Illustration by Pierre Johnson

The Panthers quickly branched out to other major cities throughout the country in the 60s and 70s.In an effort to expand the membership and to counter negative press, the BPP worked hard at the community level, setting up breakfast programs for elementary school children, establishing health clinics and liberation schools, and collecting clothing for the poor. They served many people in need and attempted to create a positive image, but many Americans were troubled by the Panthers’ Marxist-Leninist politics and the support of the use of violence to protect Black people from unjustified attacks by police and others. 

The movement was personal, my oldest two brothers were BPP members. There were some really big names throughout the national party, too: Mumia Abu-Jamal, Eldridge Cleaver, Fred Hampton, Alan Davis, Angela Davis, Geronimo Pratt and Afeni Shakur, the mother of Tupac Shakur, to name a few. By 1969, the concept of Black Power engulfed a number of Black organizations and individuals who had otherwise felt hopelessness, despair, frustration, and outrage at the unwillingness of the United States to support its creed that all people are created equal.

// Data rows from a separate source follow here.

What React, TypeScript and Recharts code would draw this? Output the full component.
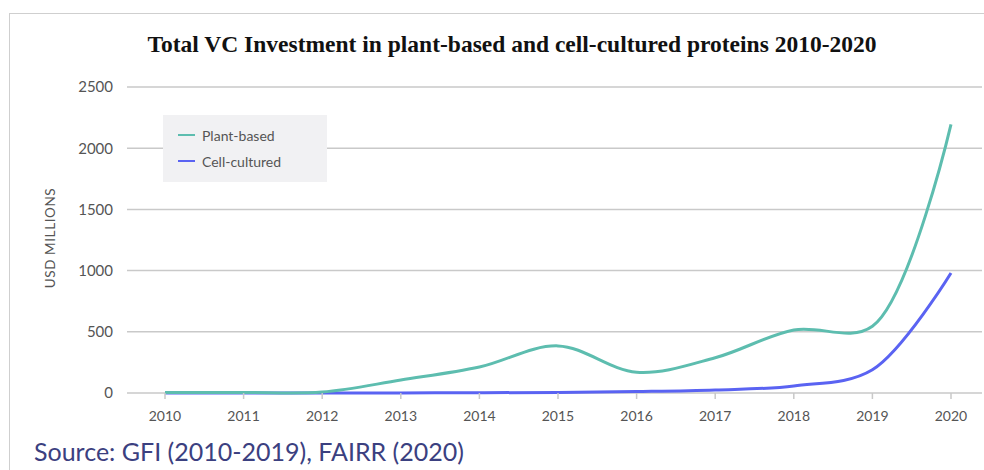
import { LineChart, Line, XAxis, YAxis, CartesianGrid } from "recharts";

const years = ["2010", "2011", "2012", "2013", "2014", "2015", "2016", "2017", "2018", "2019", "2020"];
const plantBased = [5, 5, 8, 106, 212, 385, 170, 288, 515, 545, 2195];
const cellCultured = [0, 0, 0, 1, 2, 5, 12, 25, 58, 190, 980];
const yTicks = [0, 500, 1000, 1500, 2000, 2500];

const data = years.map((year, i) => ({
  year,
  plant: plantBased[i],
  cell: cellCultured[i],
}));

const PLANT = "#5dbdaf";
const CELL = "#5a63f2";
const GRID = "#c9c9c9";
const TICK_FONT = "Lato, 'Open Sans', sans-serif";

// centripetal catmull-rom, same math as d3's curveCatmullRom
function catmullRom(context: any) {
  let pts: number[][] = [];
  const alpha = 0.5;
  const dist = (a: number[], b: number[]) =>
    Math.pow((a[0] - b[0]) ** 2 + (a[1] - b[1]) ** 2, alpha / 2);
  return {
    areaStart() {},
    areaEnd() {},
    lineStart() {
      pts = [];
    },
    point(x: number, y: number) {
      pts.push([+x, +y]);
    },
    lineEnd() {
      if (!pts.length) return;
      context.moveTo(pts[0][0], pts[0][1]);
      for (let i = 0; i < pts.length - 1; i++) {
        const p0 = pts[i - 1];
        const p1 = pts[i];
        const p2 = pts[i + 1];
        const p3 = pts[i + 2];
        const l12 = dist(p1, p2);
        let c1 = p1;
        let c2 = p2;
        if (p0) {
          const l01 = dist(p0, p1);
          if (l01 > 1e-9) {
            const a = 2 * l01 * l01 + 3 * l01 * l12 + l12 * l12;
            const n = 3 * l01 * (l01 + l12);
            c1 = [0, 1].map(
              (k) => (p1[k] * a - p0[k] * l12 * l12 + p2[k] * l01 * l01) / n
            );
          }
        }
        if (p3) {
          const l23 = dist(p2, p3);
          if (l23 > 1e-9) {
            const b = 2 * l23 * l23 + 3 * l23 * l12 + l12 * l12;
            const m = 3 * l23 * (l23 + l12);
            c2 = [0, 1].map(
              (k) => (p2[k] * b + p1[k] * l23 * l23 - p3[k] * l12 * l12) / m
            );
          }
        }
        context.bezierCurveTo(c1[0], c1[1], c2[0], c2[1], p2[0], p2[1]);
      }
    },
  };
}

const legendItems = [
  { label: "Plant-based", color: PLANT },
  { label: "Cell-cultured", color: CELL },
];

function LegendBox() {
  return (
    <div
      style={{
        position: "absolute",
        left: 163,
        top: 115,
        width: 164,
        height: 67,
        background: "#f1f1f3",
        boxSizing: "border-box",
        paddingTop: 7,
        paddingLeft: 15,
      }}
    >
      {legendItems.map((item) => (
        <div
          key={item.label}
          style={{ display: "flex", alignItems: "center", height: 26 }}
        >
          <span
            style={{
              display: "inline-block",
              width: 17,
              height: 2,
              background: item.color,
              marginRight: 7,
            }}
          />
          <span style={{ fontFamily: TICK_FONT, fontSize: 14, color: "#555" }}>
            {item.label}
          </span>
        </div>
      ))}
    </div>
  );
}

export default function App() {
  return (
    <div
      style={{
        position: "absolute",
        left: 0,
        top: 0,
        width: 984,
        height: 470,
        background: "#fff",
        overflow: "hidden",
      }}
    >
      <div
        style={{
          position: "absolute",
          left: 9,
          top: 13,
          width: 1100,
          height: 600,
          border: "1.5px solid #cfcfcf",
        }}
      />
      <div
        style={{
          position: "absolute",
          left: 0,
          width: 1024,
          top: 31,
          textAlign: "center",
          fontFamily: "'Liberation Serif', 'Times New Roman', serif",
          fontWeight: "bold",
          fontSize: 23.5,
          color: "#111",
          whiteSpace: "nowrap",
        }}
      >
        Total VC Investment in plant-based and cell-cultured proteins 2010-2020
      </div>
      <div
        style={{
          position: "absolute",
          left: 50,
          top: 238,
          transform: "translate(-50%, -50%) rotate(-90deg)",
          whiteSpace: "nowrap",
          fontFamily: TICK_FONT,
          fontSize: 13.5,
          color: "#555",
          letterSpacing: 0.6,
        }}
      >
        USD MILLIONS
      </div>
      <div style={{ position: "absolute", left: 0, top: 0 }}>
        <LineChart
          width={984}
          height={470}
          data={data}
          margin={{ top: 87, right: 2, bottom: 37, left: 0 }}
        >
          <CartesianGrid vertical={false} stroke={GRID} strokeWidth={1.5} />
          <XAxis
            dataKey="year"
            padding={{ left: 38, right: 31 }}
            axisLine={false}
            tickLine={{ stroke: GRID, strokeWidth: 1.5 }}
            tickSize={6}
            tickMargin={12}
            height={40}
            interval={0}
            tick={{ fill: "#555", fontSize: 14, fontFamily: TICK_FONT }}
          />
          <YAxis
            width={127}
            domain={[0, 2500]}
            ticks={yTicks}
            axisLine={false}
            tickLine={false}
            tickSize={6}
            tickMargin={8}
            tick={{ fill: "#555", fontSize: 15, fontFamily: TICK_FONT }}
          />
          <Line
            type={catmullRom as any}
            dataKey="cell"
            name="Cell-cultured"
            stroke={CELL}
            strokeWidth={3}
            dot={false}
            isAnimationActive={false}
          />
          <Line
            type={catmullRom as any}
            dataKey="plant"
            name="Plant-based"
            stroke={PLANT}
            strokeWidth={3}
            dot={false}
            isAnimationActive={false}
          />
        </LineChart>
      </div>
      <LegendBox />
      <div
        style={{
          position: "absolute",
          left: 34,
          top: 436,
          fontFamily: TICK_FONT,
          fontSize: 25,
          color: "#3b4080",
          whiteSpace: "nowrap",
        }}
      >
        Source: GFI (2010-2019), FAIRR (2020)
      </div>
    </div>
  );
}
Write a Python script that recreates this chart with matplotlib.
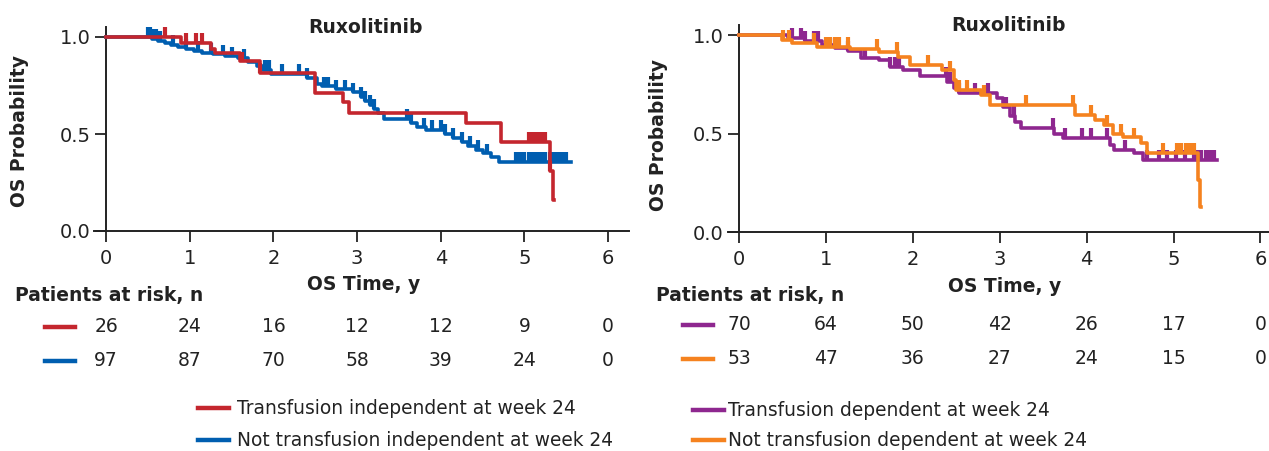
import numpy as np
import matplotlib
matplotlib.use("Agg")
import matplotlib.pyplot as plt
from matplotlib.lines import Line2D
from matplotlib import transforms

W, H = 1269, 451

RED = "#c4262e"
BLUE = "#005eb0"
PURPLE = "#8e278f"
ORANGE = "#f5821f"
INK = "#222222"

# ---- left panel: transfusion independent vs not (Kaplan-Meier steps) ----
red_t = [0, 0.90, 1.25, 1.30, 1.60, 1.84, 2.50, 2.83, 2.90, 4.30, 4.72, 5.30, 5.34]
red_s = [1.0, 0.97, 0.94, 0.915, 0.875, 0.815, 0.713, 0.667, 0.61, 0.558, 0.46, 0.31, 0.16]
red_end = 5.35
red_cens = [0.70, 0.95, 1.07, 1.15, 1.62, 1.84, 5.05, 5.10, 5.15, 5.20, 5.25, 5.30]

blue_t = [0, 0.55, 0.62, 0.70, 0.78, 0.86, 0.95, 1.05, 1.15, 1.28, 1.42, 1.58, 1.70,
          1.80, 1.88, 1.97, 2.40, 2.52, 2.58, 2.75, 2.95, 3.05, 3.10, 3.15, 3.20,
          3.25, 3.32, 3.64, 3.72, 3.82, 4.05, 4.15, 4.25, 4.33, 4.42, 4.50, 4.60, 4.70]
blue_s = [1.0, 0.99, 0.98, 0.97, 0.96, 0.95, 0.94, 0.93, 0.92, 0.91, 0.90, 0.89, 0.87,
          0.85, 0.83, 0.81, 0.79, 0.76, 0.745, 0.73, 0.715, 0.69, 0.67, 0.65, 0.63,
          0.61, 0.578, 0.555, 0.535, 0.52, 0.50, 0.48, 0.46, 0.44, 0.42, 0.40, 0.38, 0.357]
blue_end = 5.55
blue_cens = [0.50, 0.53, 0.57, 0.60, 0.65, 0.80, 0.95, 1.10, 1.25, 1.40, 1.50, 1.65,
             1.90, 1.95, 2.10, 2.30, 2.40, 2.60, 2.65, 2.75, 2.85, 2.95, 3.05, 3.10,
             3.15, 3.20, 3.60, 3.65, 3.80, 3.90, 4.00, 4.05, 4.15, 4.25, 4.35, 4.45,
             4.55, 4.90, 4.95, 5.00, 5.05, 5.10, 5.15, 5.20, 5.25, 5.30, 5.35, 5.40,
             5.45, 5.50]

# ---- right panel: transfusion dependent vs not ----
purple_t = [0, 0.56, 0.76, 0.96, 1.10, 1.25, 1.40, 1.61, 1.74, 1.89, 2.08, 2.39, 2.47,
            2.53, 2.97, 3.04, 3.12, 3.18, 3.24, 3.62, 3.73, 4.27, 4.32, 4.54, 4.65]
purple_s = [1.0, 0.985, 0.97, 0.95, 0.935, 0.92, 0.885, 0.873, 0.84, 0.82, 0.79, 0.76,
            0.73, 0.705, 0.68, 0.635, 0.59, 0.56, 0.53, 0.50, 0.477, 0.44, 0.415,
            0.40, 0.365]
purple_end = 5.50
purple_cens = [0.61, 0.71, 0.76, 0.86, 0.91, 1.10, 1.25, 1.45, 1.74, 1.79, 1.84, 2.38,
               2.43, 2.53, 2.72, 2.87, 3.07, 3.16, 3.61, 3.75, 3.95, 4.05, 4.24, 4.44,
               4.69, 4.83, 4.93, 5.03, 5.13, 5.23, 5.27, 5.32, 5.37, 5.42, 5.47]

orange_t = [0, 0.50, 0.61, 0.90, 1.28, 1.61, 1.83, 1.97, 2.34, 2.47, 2.50, 2.79, 2.89,
            3.87, 4.10, 4.20, 4.30, 4.42, 4.62, 4.70, 5.28, 5.31]
orange_s = [1.0, 0.975, 0.96, 0.94, 0.93, 0.915, 0.89, 0.85, 0.82, 0.77, 0.72, 0.695,
            0.645, 0.594, 0.57, 0.543, 0.50, 0.48, 0.45, 0.40, 0.264, 0.127]
orange_end = 5.32
orange_cens = [0.51, 0.58, 0.86, 1.00, 1.05, 1.10, 1.15, 1.25, 1.59, 1.82, 2.18, 2.43,
               2.53, 2.62, 2.82, 3.30, 3.84, 4.05, 4.24, 4.39, 4.54, 4.88, 5.04, 5.09,
               5.14, 5.19, 5.24]

# ---- numbers at risk ----
risk_years = [0, 1, 2, 3, 4, 5, 6]
risk_red = [26, 24, 16, 12, 12, 9, 0]
risk_blue = [97, 87, 70, 58, 39, 24, 0]
risk_purple = [70, 64, 50, 42, 26, 17, 0]
risk_orange = [53, 47, 36, 27, 24, 15, 0]

label_red = "Transfusion independent at week 24"
label_blue = "Not transfusion independent at week 24"
label_purple = "Transfusion dependent at week 24"
label_orange = "Not transfusion dependent at week 24"


def fx(x):
    return x / W


def fy(y):
    # pixel row (from top) -> figure fraction
    return 1 - y / H


def km(ax, times, surv, end, cens, color, z):
    t = list(times) + [end]
    s = list(surv) + [surv[-1]]
    ax.step(t, s, where="post", color=color, lw=2.6, zorder=z)
    idx = np.searchsorted(times, cens, side="right") - 1
    lv = np.asarray(surv)[idx]
    ax.vlines(cens, lv, lv + 0.05, colors=color, lw=3.0, zorder=z)


def setup(ax, xmin, xmax):
    ax.set_xlim(xmin, xmax)
    ax.set_ylim(0, 1.05)
    ax.patch.set_visible(False)
    for sp in ("top", "right"):
        ax.spines[sp].set_visible(False)
    ax.spines["left"].set_position(("data", 0))
    for sp in ("left", "bottom"):
        ax.spines[sp].set_linewidth(1.4)
        ax.spines[sp].set_color(INK)
    ax.set_xticks(risk_years)
    ax.set_yticks([0, 0.5, 1.0])
    ax.set_yticklabels(["0.0", "0.5", "1.0"])
    ax.tick_params(axis="both", direction="out", length=8, width=1.3,
                   color=INK, labelcolor=INK, labelsize=14)
    ax.tick_params(axis="x", pad=5)
    ax.tick_params(axis="y", pad=3)
    ax.text(3.1, 1.05, "Ruxolitinib", ha="center", va="center",
            fontsize=13.5, fontweight="bold", color=INK)


def risk_table(fig, ax, rows, x_line, y_title, x_title):
    tr = transforms.blended_transform_factory(ax.transData, fig.transFigure)
    fig.text(fx(x_title), fy(y_title), "OS Time, y", ha="center", va="center",
             fontsize=13.5, fontweight="bold", color=INK)
    for counts, color, yrow in rows:
        fig.add_artist(Line2D([fx(x_line), fx(x_line + 30)], [fy(yrow), fy(yrow)],
                              color=color, lw=3.2))
        for yr, n in zip(risk_years, counts):
            ax.text(yr, fy(yrow), str(n), transform=tr, ha="center", va="center",
                    fontsize=13.5, color=INK)


fig = plt.figure(figsize=(W / 100, H / 100), dpi=100)

# left panel: 0 yr at x=106px, 83.7 px/yr; S=0 at y=231, 194 px per unit
axL = fig.add_axes([fx(94.3), fy(231), fx(629.1 - 94.3), (231 - 27.3) / H])
setup(axL, -0.14, 6.25)
km(axL, blue_t, blue_s, blue_end, blue_cens, BLUE, 3)
km(axL, red_t, red_s, red_end, red_cens, RED, 4)

# right panel: 0 yr at x=739px, 86.9 px/yr; S=0 at y=232, 197 px per unit
axR = fig.add_axes([fx(727.7), fy(232), fx(1295.2 - 727.7), (232 - 25.2) / H])
setup(axR, -0.13, 6.4)
km(axR, purple_t, purple_s, purple_end, purple_cens, PURPLE, 3)
km(axR, orange_t, orange_s, orange_end, orange_cens, ORANGE, 4)

for x, y in ((20, 131), (658, 135)):
    fig.text(fx(x), fy(y), "OS Probability", rotation=90, ha="center", va="center",
             fontsize=13.5, fontweight="bold", color=INK)

fig.text(fx(15), fy(296), "Patients at risk, n", ha="left", va="center",
         fontsize=13.5, fontweight="bold", color=INK)
fig.text(fx(656), fy(295), "Patients at risk, n", ha="left", va="center",
         fontsize=13.5, fontweight="bold", color=INK)

risk_table(fig, axL, [(risk_red, RED, 327), (risk_blue, BLUE, 361)], 45, 285, 364)
risk_table(fig, axR, [(risk_purple, PURPLE, 325), (risk_orange, ORANGE, 359)],
           683, 287, 1005)

# legends below each table
for x_line, x_text, entries in (
        (198, 237, [(RED, label_red, 408), (BLUE, label_blue, 440)]),
        (693, 728, [(PURPLE, label_purple, 410), (ORANGE, label_orange, 440)])):
    for color, label, y in entries:
        fig.add_artist(Line2D([fx(x_line), fx(x_line + 31)], [fy(y), fy(y)],
                              color=color, lw=3.2))
        fig.text(fx(x_text), fy(y), label, ha="left", va="center",
                 fontsize=13.4, color=INK)

fig.savefig("out.png", dpi=100, facecolor="white")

“Black Power” as a phrase was first enunciated by Stokely Carmichael as he led the Student Nonviolent Coordinating Committee (SNCC). Soon, the slogan could be heard at almost every major protest, but it meant different things to different people. So much so that Carmichael and Charles Hamilton published a book the year after the BPP was formed to delineate the meaning of the phrase.

They said it is a call for Black people in this country to unify, to recognize their heritage, and to build a sense of community. It is a call for Black people to begin to define their own goals, lead their own organizations, and support those organizations. It is a call to reject the racist institutions of society and its values. We all must still actively seek this revolutionary change.

I further interpret Black Power to be a call to pull your pants up and look, walk, talk, and think like men and women if you want to be respected. It is a call to wake up from the pathetically self-disastrous somnambulism that is annihilating the future of our youth; a call to start taking on the responsibilities of adulthood. It is a call to rise and shine, so that we can rise and shine! It is a call to stop the violence! It is a call to respect all of humanity, no matter what color. It is a call to run the illegal drug industry out of our schools and our communities — to run it out of business. It is a call to clean up our nation and save our planet. It is a call to start from the bottom and work our way up. Is it a call to make a way out of no way. Can you dig it?

There were and still are many people and organizations, such as myself, keeping the Black Power movement alive today. Whether America can deal with its own historical reality or not, and end the U.S. government’s race-based fascism against its own people is yet to be seen. Ask yourself, what kind of condition will this world be in when we get off when we get old if the responsibility to run this new world and its system is passed down to this new generation?

The local New Black Panther Party is looking for men and women to uplift our communities and provide positive responsible role models and guidance for our youth. We go out to feed people experiencing homelessness, especially during this pandemic — just like we did in the BPP in the 60s. And every Monday I host our “Freedom or Death” radio show to let people know about this struggle. Our community needs programs that provide social, political, spiritual, academic, cultural, and historical education. 

The only way people can be misled is if knowledge and information is withheld, concealed, changed, or absent. Many people get the wrong idea about revolution out of fear. Revolution should begin within each of us, first, to rehabilitate yourself against self-destruction. Revolution is rehabilitation against illiteracy, against racism, against deceit. It’s the rehabilitation against hate and self-hate, the rehabilitation against hypocrisy and jealousy. Revolution is the rehabilitation towards love, respect, and unity of all nations as equal human beings — no matter what creed or heritage. The fact of the matter remains that we are all children of God.


Pierre Johnson, a.k.a. “Abdullah Mutawakki Shakoor,” is an artist and vendor for Street Sense.